Furthermore, he notes, is the government really demanding that every single citizen file a lawsuit if they believe a policy to be unlawful?
“A lot of this is about if courts find a policy violates the Constitution, is the best way to deal with it universally or case by case, lawsuit by lawsuit?” Urman says.
The court has ruled in the latter.
Urman noted that this ostensibly enables the executive branch to issue blatantly unconstitutional orders, however, and have them go into effect until every citizen lawyers up.
“What if the president issued an executive order saying women can’t vote or Black people can’t sit on juries?,” Urman asks. “Would the order still apply to anyone who was not part of a lawsuit challenging it?”
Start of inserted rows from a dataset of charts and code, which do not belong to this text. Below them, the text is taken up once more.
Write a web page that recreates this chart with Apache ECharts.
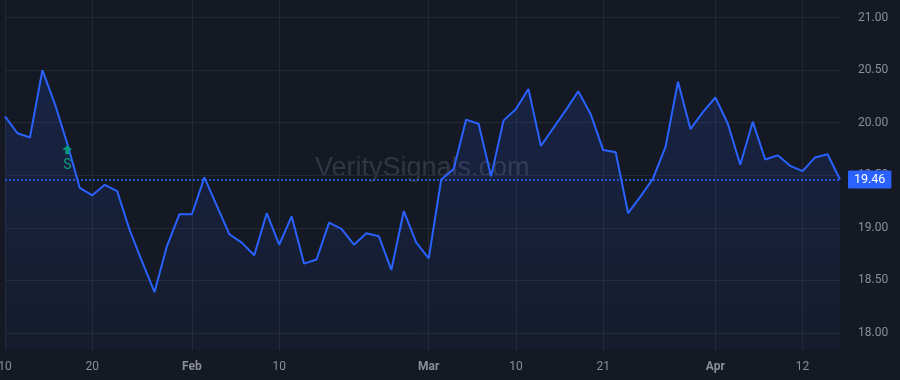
<!DOCTYPE html>
<html><head><meta charset="utf-8">
<script src="https://cdn.jsdelivr.net/npm/echarts@6/dist/echarts.min.js"></script>
<style>html,body{margin:0;padding:0;background:#151924;}#c{width:900px;height:380px;}</style>
</head><body><div id="c"></div>
<script>
const dates = [
 '2022-01-10','2022-01-11','2022-01-12','2022-01-13','2022-01-14','2022-01-18','2022-01-19','2022-01-20','2022-01-21','2022-01-24','2022-01-25','2022-01-26','2022-01-27','2022-01-28','2022-01-31',
 '2022-02-01','2022-02-02','2022-02-03','2022-02-04','2022-02-07','2022-02-08','2022-02-09','2022-02-10','2022-02-11','2022-02-14','2022-02-15','2022-02-16','2022-02-17','2022-02-18','2022-02-22','2022-02-23','2022-02-24','2022-02-25','2022-02-28',
 '2022-03-01','2022-03-02','2022-03-03','2022-03-04','2022-03-07','2022-03-08','2022-03-09','2022-03-10','2022-03-11','2022-03-14','2022-03-15','2022-03-16','2022-03-17','2022-03-18','2022-03-21','2022-03-22','2022-03-23','2022-03-24','2022-03-25','2022-03-28','2022-03-29','2022-03-30','2022-03-31',
 '2022-04-01','2022-04-04','2022-04-05','2022-04-06','2022-04-07','2022-04-08','2022-04-11','2022-04-12','2022-04-13','2022-04-14','2022-04-18'
];
const closes = [
 20.06,19.90,19.86,20.50,20.18,19.80,19.38,19.31,19.41,19.35,18.98,18.68,18.39,18.83,19.13,
 19.13,19.48,19.21,18.94,18.86,18.74,19.14,18.84,19.11,18.66,18.70,19.05,18.99,18.84,18.95,18.92,18.60,19.16,18.86,
 18.71,19.46,19.56,20.03,19.99,19.49,20.02,20.13,20.32,19.78,19.95,20.12,20.30,20.08,19.74,19.72,19.14,19.30,19.47,19.77,20.39,19.94,20.10,
 20.24,19.99,19.60,20.01,19.65,19.69,19.59,19.54,19.67,19.70,19.46
];
const tickLabels = {
 '2022-01-10':'10','2022-01-20':'20','2022-02-01':'Feb','2022-02-10':'10',
 '2022-03-01':'Mar','2022-03-10':'10','2022-03-21':'21','2022-04-01':'Apr','2022-04-12':'12'
};
const monthNames = ['Feb','Mar','Apr'];
const yTicks = [18.0,18.5,19.0,19.5,20.0,20.5,21.0];
const lastPrice = 19.46;
const signalDate = '2022-01-18';
const signalText = 'S';
const watermark = 'VeritySignals.com';

const chart = echarts.init(document.getElementById('c'));
const isTick = (i) => tickLabels[dates[i]] !== undefined;
const sigIdx = dates.indexOf(signalDate);
const dashStyle = {color: '#2962ff', type: [2,2], width: 1.5, opacity: 1};

chart.setOption({
  backgroundColor: '#151924',
  animation: false,
  grid: {left: 5, right: 60, top: 0, height: 350, outerBoundsMode: 'none', containLabel: false},
  graphic: [{
    type: 'text', left: 315, top: 155, z: 0, silent: true,
    style: {text: watermark, fontSize: 27, fontFamily: 'Liberation Sans, Arial, sans-serif', fill: 'rgba(135,140,155,0.26)'}
  }],
  xAxis: {
    type: 'category', data: dates, boundaryGap: false,
    axisLine: {show: false}, axisTick: {show: false},
    splitLine: {show: true, interval: (i) => isTick(i), lineStyle: {color: '#242833', width: 1}},
    axisLabel: {
      interval: (i) => isTick(i), margin: 11,
      color: '#8a8e99', fontSize: 12, fontFamily: 'Roboto, sans-serif',
      formatter: (v) => {
        const t = tickLabels[v] || '';
        return monthNames.includes(t) ? '{m|' + t + '}' : t;
      },
      rich: {m: {fontWeight: 'bold', color: '#8a8e99', fontSize: 12, fontFamily: 'Roboto, sans-serif'}}
    }
  },
  yAxis: {
    type: 'value', position: 'right', min: 17.839, max: 21.167, scale: true,
    axisLine: {show: false},
    axisTick: {show: false, customValues: yTicks},
    splitLine: {show: true, lineStyle: {color: '#242833', width: 1}},
    axisLabel: {
      customValues: yTicks, margin: 18, color: '#8a8e99', fontSize: 12, fontFamily: 'Roboto, sans-serif',
      formatter: (v) => v.toFixed(2)
    }
  },
  series: [{
    type: 'line', data: closes, symbol: 'none', z: 3,
    lineStyle: {color: '#2962ff', width: 2},
    areaStyle: {color: new echarts.graphic.LinearGradient(0,0,0,1,[
      {offset: 0, color: 'rgba(41,98,255,0.22)'},
      {offset: 1, color: 'rgba(41,98,255,0.06)'}
    ])},
    markLine: {
      silent: true, symbol: ['none','none'], z: 5,
      lineStyle: dashStyle,
      emphasis: {disabled: true},
      label: {show: true, position: 'end', distance: 8, formatter: lastPrice.toFixed(2),
        backgroundColor: '#2962ff', color: '#ffffff', padding: [3,6,2,6], fontSize: 12.5,
        fontFamily: 'Roboto, sans-serif', borderRadius: 1},
      data: [{yAxis: lastPrice, lineStyle: dashStyle, itemStyle: {color: '#2962ff'}}]
    },
    markPoint: {
      silent: true,
      data: [{
        coord: [sigIdx, closes[sigIdx]],
        symbol: 'path://M5,0 L10,5 L7,5 L7,10 L3,10 L3,5 L0,5 Z',
        symbolSize: [10, 9], symbolOffset: [0, 6],
        itemStyle: {color: '#089981'},
        label: {show: true, position: 'bottom', distance: 4, formatter: signalText, color: '#089981', fontSize: 14, fontFamily: 'Roboto, sans-serif'}
      }]
    }
  }]
});
</script></body></html>
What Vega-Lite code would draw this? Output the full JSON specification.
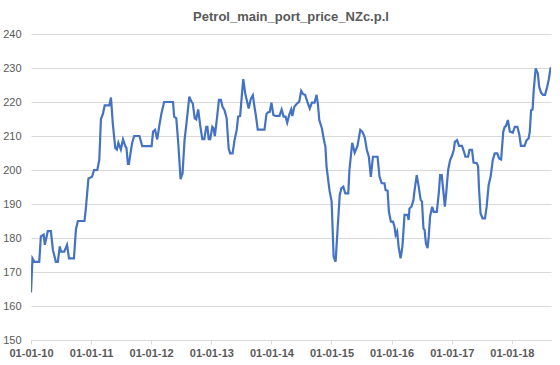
{
  "$schema": "https://vega.github.io/schema/vega-lite/v6.json",
  "autosize": {"type": "none"},
  "width": 520,
  "height": 306,
  "padding": {"left": 31, "top": 34, "right": 9, "bottom": 25},
  "background": "white",
  "title": {
    "text": "Petrol_main_port_price_NZc.p.l",
    "anchor": "middle",
    "font": "Liberation Sans",
    "fontSize": 13,
    "fontWeight": "bold",
    "color": "#595959",
    "offset": 4
  },
  "config": {"view": {"stroke": null}},
  "data": {
    "values": [
      {"date": "2010-01-01", "price": 164},
      {"date": "2010-01-10", "price": 174},
      {"date": "2010-01-22", "price": 173},
      {"date": "2010-02-20", "price": 173},
      {"date": "2010-03-02", "price": 180.5},
      {"date": "2010-03-19", "price": 181},
      {"date": "2010-03-26", "price": 178},
      {"date": "2010-04-13", "price": 182},
      {"date": "2010-05-02", "price": 182},
      {"date": "2010-05-14", "price": 176.5},
      {"date": "2010-06-01", "price": 173},
      {"date": "2010-06-13", "price": 173},
      {"date": "2010-06-25", "price": 177.5},
      {"date": "2010-07-02", "price": 176},
      {"date": "2010-07-22", "price": 176},
      {"date": "2010-08-08", "price": 178},
      {"date": "2010-08-20", "price": 174},
      {"date": "2010-09-19", "price": 174},
      {"date": "2010-10-01", "price": 182.5},
      {"date": "2010-10-13", "price": 185},
      {"date": "2010-11-22", "price": 185},
      {"date": "2010-12-01", "price": 189},
      {"date": "2010-12-16", "price": 197.5},
      {"date": "2011-01-07", "price": 198},
      {"date": "2011-01-19", "price": 200},
      {"date": "2011-02-08", "price": 200},
      {"date": "2011-02-20", "price": 203},
      {"date": "2011-03-02", "price": 215},
      {"date": "2011-03-14", "price": 216.5},
      {"date": "2011-03-25", "price": 219},
      {"date": "2011-04-22", "price": 219},
      {"date": "2011-05-02", "price": 221.3},
      {"date": "2011-05-13", "price": 213.7},
      {"date": "2011-05-28", "price": 206.5},
      {"date": "2011-06-07", "price": 206},
      {"date": "2011-06-16", "price": 208},
      {"date": "2011-07-01", "price": 206},
      {"date": "2011-07-14", "price": 209},
      {"date": "2011-07-28", "price": 207},
      {"date": "2011-08-04", "price": 206.5},
      {"date": "2011-08-13", "price": 201.8},
      {"date": "2011-08-19", "price": 201.8},
      {"date": "2011-09-01", "price": 206},
      {"date": "2011-09-08", "price": 208},
      {"date": "2011-09-20", "price": 210},
      {"date": "2011-10-22", "price": 210},
      {"date": "2011-11-08", "price": 207},
      {"date": "2012-01-04", "price": 207},
      {"date": "2012-01-13", "price": 211.3},
      {"date": "2012-01-25", "price": 211.8},
      {"date": "2012-02-07", "price": 209},
      {"date": "2012-02-22", "price": 213.7},
      {"date": "2012-03-04", "price": 216.7},
      {"date": "2012-03-20", "price": 220},
      {"date": "2012-05-13", "price": 220},
      {"date": "2012-05-20", "price": 215.7},
      {"date": "2012-06-02", "price": 215.2},
      {"date": "2012-06-14", "price": 207.8},
      {"date": "2012-06-28", "price": 197.3},
      {"date": "2012-07-10", "price": 199},
      {"date": "2012-07-22", "price": 208.8},
      {"date": "2012-08-04", "price": 214.2},
      {"date": "2012-08-20", "price": 221.6},
      {"date": "2012-09-02", "price": 220.1},
      {"date": "2012-09-10", "price": 219.6},
      {"date": "2012-09-22", "price": 215.2},
      {"date": "2012-10-01", "price": 214.9},
      {"date": "2012-10-13", "price": 217.8},
      {"date": "2012-10-25", "price": 213.2},
      {"date": "2012-11-07", "price": 209.1},
      {"date": "2012-11-19", "price": 209.1},
      {"date": "2012-12-01", "price": 212.7},
      {"date": "2012-12-08", "price": 212.7},
      {"date": "2012-12-16", "price": 209.1},
      {"date": "2012-12-25", "price": 209.1},
      {"date": "2013-01-07", "price": 212.7},
      {"date": "2013-01-14", "price": 212.3},
      {"date": "2013-01-22", "price": 210},
      {"date": "2013-02-04", "price": 215.2},
      {"date": "2013-02-16", "price": 220.6},
      {"date": "2013-02-28", "price": 220.6},
      {"date": "2013-03-10", "price": 218.6},
      {"date": "2013-03-22", "price": 217.6},
      {"date": "2013-04-04", "price": 215.2},
      {"date": "2013-04-16", "price": 206.4},
      {"date": "2013-04-25", "price": 204.9},
      {"date": "2013-05-10", "price": 204.9},
      {"date": "2013-05-22", "price": 208.8},
      {"date": "2013-06-04", "price": 211.8},
      {"date": "2013-06-13", "price": 215.7},
      {"date": "2013-06-25", "price": 215.9},
      {"date": "2013-07-07", "price": 223},
      {"date": "2013-07-14", "price": 226.7},
      {"date": "2013-07-26", "price": 222.5},
      {"date": "2013-08-04", "price": 220.6},
      {"date": "2013-08-16", "price": 218.1},
      {"date": "2013-08-28", "price": 220.8},
      {"date": "2013-09-10", "price": 222},
      {"date": "2013-09-20", "price": 218.6},
      {"date": "2013-09-28", "price": 216.2},
      {"date": "2013-10-10", "price": 211.9},
      {"date": "2013-11-20", "price": 211.9},
      {"date": "2013-12-02", "price": 216.5},
      {"date": "2013-12-10", "price": 216.9},
      {"date": "2013-12-22", "price": 217.1},
      {"date": "2014-01-01", "price": 219.8},
      {"date": "2014-01-13", "price": 216.2},
      {"date": "2014-01-25", "price": 215.9},
      {"date": "2014-02-19", "price": 215.9},
      {"date": "2014-03-04", "price": 217.8},
      {"date": "2014-03-16", "price": 215.7},
      {"date": "2014-03-28", "price": 215.7},
      {"date": "2014-04-07", "price": 213.9},
      {"date": "2014-04-19", "price": 216.2},
      {"date": "2014-05-01", "price": 217.8},
      {"date": "2014-05-08", "price": 215.9},
      {"date": "2014-05-20", "price": 218.6},
      {"date": "2014-06-07", "price": 219.6},
      {"date": "2014-06-19", "price": 220.1},
      {"date": "2014-07-01", "price": 223.3},
      {"date": "2014-07-13", "price": 222.3},
      {"date": "2014-07-25", "price": 222.1},
      {"date": "2014-08-07", "price": 220.1},
      {"date": "2014-08-22", "price": 218.1},
      {"date": "2014-09-04", "price": 219.8},
      {"date": "2014-09-20", "price": 219.8},
      {"date": "2014-10-02", "price": 222.1},
      {"date": "2014-10-10", "price": 219.6},
      {"date": "2014-10-19", "price": 214.7},
      {"date": "2014-11-04", "price": 212.2},
      {"date": "2014-11-16", "price": 208.8},
      {"date": "2014-11-25", "price": 206.9},
      {"date": "2014-12-02", "price": 201},
      {"date": "2014-12-20", "price": 194},
      {"date": "2015-01-02", "price": 190.7},
      {"date": "2015-01-14", "price": 174.5},
      {"date": "2015-01-26", "price": 173},
      {"date": "2015-02-08", "price": 183.3},
      {"date": "2015-02-20", "price": 192.6},
      {"date": "2015-03-02", "price": 194.6},
      {"date": "2015-03-14", "price": 195.1},
      {"date": "2015-03-26", "price": 193.1},
      {"date": "2015-04-13", "price": 193.1},
      {"date": "2015-04-20", "price": 200},
      {"date": "2015-05-07", "price": 208},
      {"date": "2015-05-22", "price": 205.1},
      {"date": "2015-06-08", "price": 207.1},
      {"date": "2015-06-25", "price": 211.8},
      {"date": "2015-07-07", "price": 211.3},
      {"date": "2015-07-22", "price": 209.6},
      {"date": "2015-08-04", "price": 205.9},
      {"date": "2015-08-16", "price": 203.9},
      {"date": "2015-08-28", "price": 198},
      {"date": "2015-09-10", "price": 203.9},
      {"date": "2015-10-08", "price": 203.9},
      {"date": "2015-10-20", "price": 198},
      {"date": "2015-11-02", "price": 196.1},
      {"date": "2015-11-19", "price": 196.1},
      {"date": "2015-11-26", "price": 194.1},
      {"date": "2015-12-08", "price": 193.9},
      {"date": "2015-12-16", "price": 187.7},
      {"date": "2015-12-28", "price": 184.8},
      {"date": "2016-01-10", "price": 184.8},
      {"date": "2016-01-19", "price": 183.3},
      {"date": "2016-01-26", "price": 180.9},
      {"date": "2016-02-04", "price": 181.9},
      {"date": "2016-02-13", "price": 177.4},
      {"date": "2016-02-25", "price": 174},
      {"date": "2016-03-07", "price": 177.4},
      {"date": "2016-03-20", "price": 186.8},
      {"date": "2016-04-07", "price": 186.8},
      {"date": "2016-04-14", "price": 185.3},
      {"date": "2016-04-19", "price": 188.7},
      {"date": "2016-05-01", "price": 189.2},
      {"date": "2016-05-13", "price": 191.2},
      {"date": "2016-05-20", "price": 194.1},
      {"date": "2016-06-02", "price": 198.5},
      {"date": "2016-06-14", "price": 195.1},
      {"date": "2016-06-26", "price": 191.2},
      {"date": "2016-07-04", "price": 190.7},
      {"date": "2016-07-13", "price": 182.8},
      {"date": "2016-07-20", "price": 182.3},
      {"date": "2016-07-28", "price": 178.4},
      {"date": "2016-08-07", "price": 177},
      {"date": "2016-08-14", "price": 180.4},
      {"date": "2016-08-22", "price": 186.3},
      {"date": "2016-09-04", "price": 189.2},
      {"date": "2016-09-13", "price": 187.7},
      {"date": "2016-10-02", "price": 187.7},
      {"date": "2016-10-14", "price": 193.1},
      {"date": "2016-10-22", "price": 198.5},
      {"date": "2016-11-01", "price": 198.5},
      {"date": "2016-11-08", "price": 195.1},
      {"date": "2016-11-20", "price": 189.2},
      {"date": "2016-11-28", "price": 193.1},
      {"date": "2016-12-10", "price": 200},
      {"date": "2016-12-22", "price": 202.9},
      {"date": "2017-01-04", "price": 204.4},
      {"date": "2017-01-13", "price": 205.9},
      {"date": "2017-01-20", "price": 208.3},
      {"date": "2017-02-02", "price": 208.8},
      {"date": "2017-02-14", "price": 207.1},
      {"date": "2017-03-04", "price": 207.1},
      {"date": "2017-03-16", "price": 205.4},
      {"date": "2017-03-25", "price": 203.9},
      {"date": "2017-04-10", "price": 203.9},
      {"date": "2017-04-19", "price": 205.9},
      {"date": "2017-05-04", "price": 205.9},
      {"date": "2017-05-13", "price": 202.2},
      {"date": "2017-06-02", "price": 202},
      {"date": "2017-06-10", "price": 201},
      {"date": "2017-06-16", "price": 194.1},
      {"date": "2017-06-25", "price": 187.2},
      {"date": "2017-07-07", "price": 185.8},
      {"date": "2017-07-22", "price": 185.8},
      {"date": "2017-08-01", "price": 189.2},
      {"date": "2017-08-13", "price": 195.6},
      {"date": "2017-08-25", "price": 198},
      {"date": "2017-09-07", "price": 202.9},
      {"date": "2017-09-19", "price": 204.9},
      {"date": "2017-10-04", "price": 204.9},
      {"date": "2017-10-16", "price": 203.4},
      {"date": "2017-10-28", "price": 203.1},
      {"date": "2017-11-10", "price": 211.3},
      {"date": "2017-11-19", "price": 212.7},
      {"date": "2017-11-26", "price": 212.9},
      {"date": "2017-12-08", "price": 214.7},
      {"date": "2017-12-20", "price": 211.3},
      {"date": "2018-01-07", "price": 211},
      {"date": "2018-01-19", "price": 212.7},
      {"date": "2018-02-04", "price": 212.7},
      {"date": "2018-02-16", "price": 210.3},
      {"date": "2018-02-25", "price": 207.1},
      {"date": "2018-03-19", "price": 207.1},
      {"date": "2018-04-01", "price": 208.8},
      {"date": "2018-04-13", "price": 209.3},
      {"date": "2018-04-20", "price": 211.3},
      {"date": "2018-04-28", "price": 217.6},
      {"date": "2018-05-07", "price": 217.8},
      {"date": "2018-05-14", "price": 223.5},
      {"date": "2018-05-26", "price": 229.9},
      {"date": "2018-06-08", "price": 228.4},
      {"date": "2018-06-16", "price": 224.5},
      {"date": "2018-06-28", "price": 222.7},
      {"date": "2018-07-10", "price": 222.1},
      {"date": "2018-07-22", "price": 222.1},
      {"date": "2018-08-04", "price": 224.5},
      {"date": "2018-08-13", "price": 226.5},
      {"date": "2018-08-25", "price": 230.2}
    ]
  },
  "mark": {"type": "line", "color": "#4472C4", "strokeWidth": 2.2, "clip": true},
  "encoding": {
    "x": {
      "field": "date",
      "type": "temporal",
      "scale": {
        "type": "utc",
        "domain": [
          {"year": 2010, "month": 1, "date": 1, "utc": true},
          {"year": 2018, "month": 8, "date": 27, "utc": true}
        ]
      },
      "axis": {
        "title": null,
        "values": [
          {"year": 2010, "month": 1, "date": 1, "utc": true},
          {"year": 2011, "month": 1, "date": 1, "utc": true},
          {"year": 2012, "month": 1, "date": 1, "utc": true},
          {"year": 2013, "month": 1, "date": 1, "utc": true},
          {"year": 2014, "month": 1, "date": 1, "utc": true},
          {"year": 2015, "month": 1, "date": 1, "utc": true},
          {"year": 2016, "month": 1, "date": 1, "utc": true},
          {"year": 2017, "month": 1, "date": 1, "utc": true},
          {"year": 2018, "month": 1, "date": 1, "utc": true}
        ],
        "format": "%d-%m-%y",
        "grid": false,
        "domainColor": "#d9d9d9",
        "tickColor": "#d9d9d9",
        "tickSize": 4,
        "labelPadding": 3,
        "labelFont": "Liberation Sans",
        "labelFontSize": 11,
        "labelFontWeight": "bold",
        "labelColor": "#595959",
        "labelFlush": false,
        "labelOverlap": false
      }
    },
    "y": {
      "field": "price",
      "type": "quantitative",
      "scale": {"domain": [150, 240], "nice": false, "zero": false},
      "axis": {
        "title": null,
        "values": [150, 160, 170, 180, 190, 200, 210, 220, 230, 240],
        "domain": false,
        "ticks": false,
        "grid": true,
        "gridColor": "#d9d9d9",
        "gridWidth": 1,
        "labelPadding": 10,
        "labelFont": "Liberation Sans",
        "labelFontSize": 11,
        "labelColor": "#595959"
      }
    }
  }
}
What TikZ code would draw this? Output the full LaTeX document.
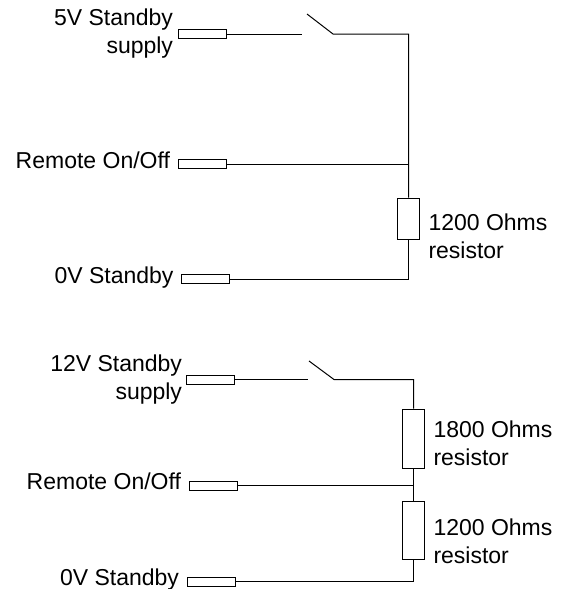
\documentclass[tikz,border=0pt]{standalone}
\usepackage{fontspec}
\setmainfont{Liberation Sans}
\usetikzlibrary{positioning,calc}

\begin{document}
\begin{tikzpicture}
	[
	 x = 1pt,
	 y = -1pt,
	 line width = 1pt,
	 every node/.style = {font = \fontsize{23}{28}\selectfont,
	                      inner sep = 0pt},
	 jack/.style = {shape=rectangle,
	                draw,
	                minimum width  = 48pt,
	                minimum height = 9pt},
	 resbox/.style = {shape=rectangle,
	                  draw,
	                  minimum width = 22pt},
	 jacktext/.style = {align=right},
	 restext/.style  = {align=left, anchor=north west}
	]

	\newcommand{\SBfive}{5V Standby\\supply}
	\newcommand{\SBtwelve}{12V Standby\\supply}
	\newcommand{\RemOO}{Remote On/Off}
	\newcommand{\ZeroSB}{0V Standby}

	\useasboundingbox (0,0) rectangle (560,589);

	% 5V circuit
	\node [jack] (A1) at (202,34) {};
	\node [jack] (A2) at (202,164) {};
	\node [jack] (A3) at (205.5,279) {};
	\node [resbox, minimum height = 41pt] (RA) at (408.5,218.5) {};
	\coordinate (SA1) at (302,34);
	\coordinate (SA2) at (307,14);
	\coordinate (SA3) at (333,34);
	\coordinate (JA)  at (408.5,164);

	\node [jacktext, left = 4pt of A1] (LA1) {\SBfive};
	\node [jacktext, anchor = base east] (LA2) at ($(A2.south west)+(-7,-1)$) {\RemOO};
	\node [jacktext, anchor = base east] (LA3) at ($(A3.south west)+(-7,-1)$) {\ZeroSB};
	\node [restext] (LRA) at (428,213) {1200 Ohms\\resistor};

	\draw (A1.east) -- (SA1);
	\draw (SA2) -- (SA3) -| (RA.north);
	\draw (A2.east) -- (JA);
	\draw (RA.south) |- (A3.east);

	% 12V circuit
	\node [jack] (B1) at (210,379.5) {};
	\node [jack] (B2) at (213,485.5) {};
	\node [jack] (B3) at (211,581.5) {};
	\node [resbox, minimum height = 59pt] (RB) at (413.5,438.5) {};
	\node [resbox, minimum height = 58pt] (RC) at (413.5,530) {};
	\coordinate (SB1) at (308,379.5);
	\coordinate (SB2) at (309,361);
	\coordinate (SB3) at (334,379.5);
	\coordinate (JB)  at (413.5,485.5);

	\node [jacktext, left = 3pt of B1] (LB1) {\SBtwelve};
	\node [jacktext, anchor = base east] (LB2) at ($(B2.south west)+(-7,-1)$) {\RemOO};
	\node [jacktext, anchor = base east] (LB3) at ($(B3.south west)+(-7,-1)$) {\ZeroSB};
	\node [restext] (LRB) at (433,420) {1800 Ohms\\resistor};
	\node [restext] (LRC) at (433,518) {1200 Ohms\\resistor};

	\draw (B1.east) -- (SB1);
	\draw (SB2) -- (SB3) -| (RB.north);
	\draw (B2.east) -- (JB);
	\draw (RB.south) -- (RC.north);
	\draw (RC.south) |- (B3.east);
\end{tikzpicture}
\end{document}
The liberal justices raise similar implications in their dissents, which Urman calls “forceful, passionate and expressing sincere concern for democracy and the rule of law.”
“Customarily, justices say they ‘dissent respectfully,’” Urman says. “Here, neither dissent used that term. Justice Sotomayor’s dissent (joined by Kagan and Jackson) said, ‘because I will not be complicit in so grave an attack on our system of law, I dissent.’ Justice Jackson said, ‘with deep disillusionment, I dissent.’”
Sotomayor also called the decision “a travesty for the rule of law.”
Urman notes, however, that the majority opinion permits states to be parties to a lawsuit and class-action lawsuits.
“This could limit the damage of the opinion, but (Justice Samuel) Alito’s concurrence warns about these tools serving as replacements for universal injunctions,” Urman notes. “It means we will soon see the practical consequences of the ruling play out in the lower courts.”
“This issue will continue as some district court judges will be quite willing to permit third-party standing and class actions to challenge government actions, including executive orders,” Urman continues.
Meanwhile, the birthright citizenship issue remains unresolved. The opinion said that President Donald Trump’s order does not go into effect for 30 days, which means lawyers can file new class-action lawsuits.
“The question is one that the court doesn’t seem to want to resolve this term,” says Urman, “But I would never put it past them to resolve the issue in a future term.”
“The issue is not going to go away,” Urman says.